My Jokes

Top 10 Cos:

1. Disco 2. Flamenco 3. Fresco 4. Fiasco 5. Monaco 6. Tobacco 7. Bronco 8. Morocco 9. UNESCO 10. Taco

Pexico? Not top 1000 in my honest book.

I asked my wife if I could use toys during sex last night. You should've seen her face when I rolled my Hot Wheels across her tits.

Why did my dad leave me and my mum?

I told him it wasn't big enough and then ran off saying, "Daddy, yeeeees!"

1.) What’s yellow and can’t swim?

- A bus full of children.

2.) Did you hear about the Pillsbury Dough Boy?

- He died of a yeast infection.

3.) I will never forget my grandad’s last words...

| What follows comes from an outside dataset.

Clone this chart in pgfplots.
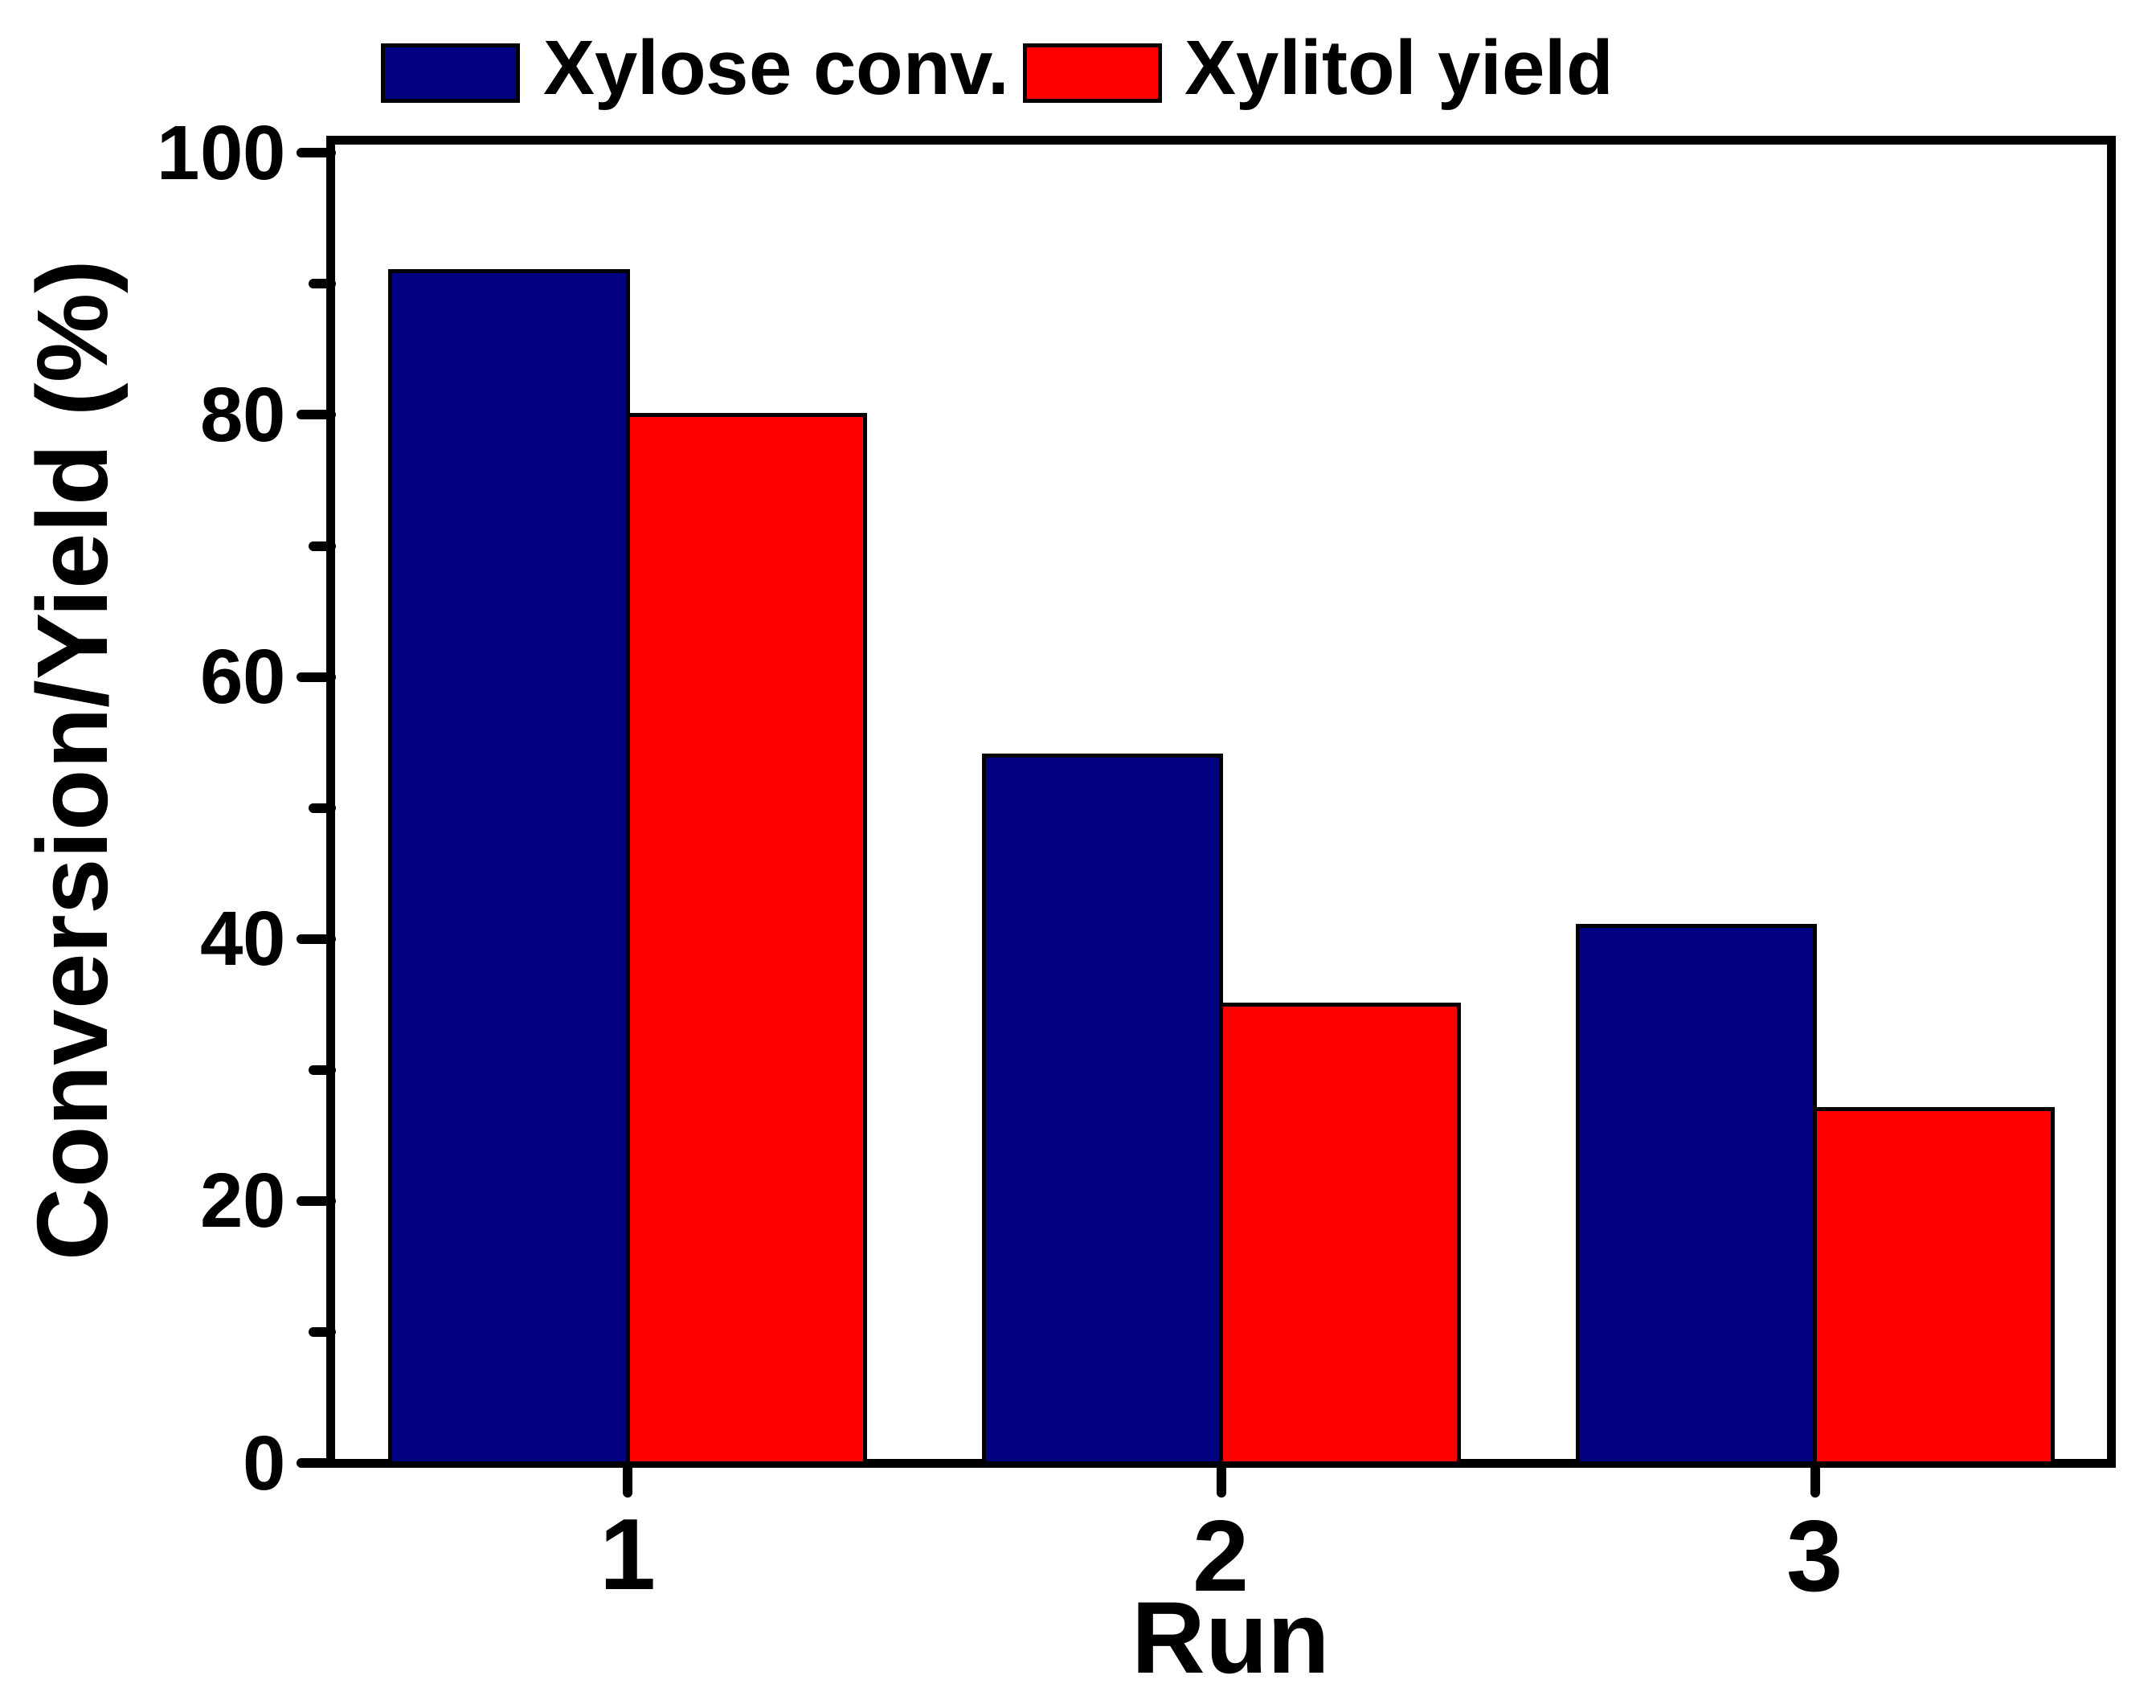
\documentclass[border=0pt]{standalone}
\usepackage{fontspec}
\setmainfont{Liberation Sans}
\usepackage{pgfplots}
\pgfplotsset{compat=1.18}
\definecolor{navyc}{HTML}{000080}
\definecolor{redc}{HTML}{FF0000}
\begin{document}
\begin{tikzpicture}
\begin{axis}[
  scale only axis, width=221.6pt, height=164.7pt,
  xmin=0.5, xmax=3.5, ymin=0, ymax=101,
  xtick={1,2,3}, ytick={0,20,...,100}, minor ytick={10,30,...,90},
  xtick pos=bottom, ytick pos=left, tick align=outside,
  major tick length=3.7pt, minor tick length=2.2pt,
  tick style={black, line width=1.2pt, line cap=round},
  axis line style={line width=1.1pt},
  /pgf/number format/assume math mode=true,
  yticklabel style={font=\bfseries\fontsize{9.6}{10}\selectfont, inner xsep=1.7pt, inner ysep=0pt},
  xticklabel style={font=\bfseries\fontsize{12.6}{13}\selectfont, inner ysep=0pt, yshift=-3.2pt},
  xlabel={Run}, ylabel={Conversion/Yield (\%)},
  xlabel style={font=\bfseries\fontsize{12.7}{13}\selectfont, inner sep=0pt, at={(axis description cs:0.5054,-0.1585)}, anchor=base},
  ylabel style={font=\bfseries\fontsize{12.5}{13}\selectfont, inner sep=0pt, at={(axis description cs:-0.1259,0.531)}, anchor=base},
  legend columns=2,
  legend style={at={(axis description cs:0.0271,1.0507)}, anchor=west, draw=none, fill=none, inner sep=0pt,
    font=\bfseries\fontsize{9.6}{10}\selectfont,
    nodes={inner xsep=2.9pt, inner ysep=0pt}},
  legend image code/.code={\draw[#1, line width=0.5pt] (0pt,-3.45pt) rectangle (16.8pt,3.45pt);},
]
\addplot[ybar, bar width=0.4, bar shift=-0.2, fill=navyc, draw=black, line width=0.5pt]
  coordinates {(1,91) (2,54) (3,41)};
\addlegendentry{Xylose conv.\kern-1.2pt}
\addplot[ybar, bar width=0.4, bar shift=0.2, fill=redc, draw=black, line width=0.5pt]
  coordinates {(1,80) (2,35) (3,27)};
\addlegendentry{Xylitol yield}
\end{axis}
\pgfresetboundingbox
\path[use as bounding box] ([shift={(-41.2pt,-30.4pt)}]current axis.south west) rectangle ([shift={(5.5pt,17.4pt)}]current axis.north east);
\end{tikzpicture}
\end{document}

- “You’re still holding the ladder, right?”

4.) I have a fish that can breakdance...

- Only for 20 seconds though, and only once.

5.) Give a man a match and he will be warm for a few hours...

- Light a man on fire and he will be warm for the rest of his life.

To all of you making jokes about orphans, it’s all fun and games until both of your parents leave you.

LMFAO (my parents left me and it’s not the funniest thing ever)

You know, people should really stop making fun of 911....both my parents died.

One driving one plane, and the other driving the other.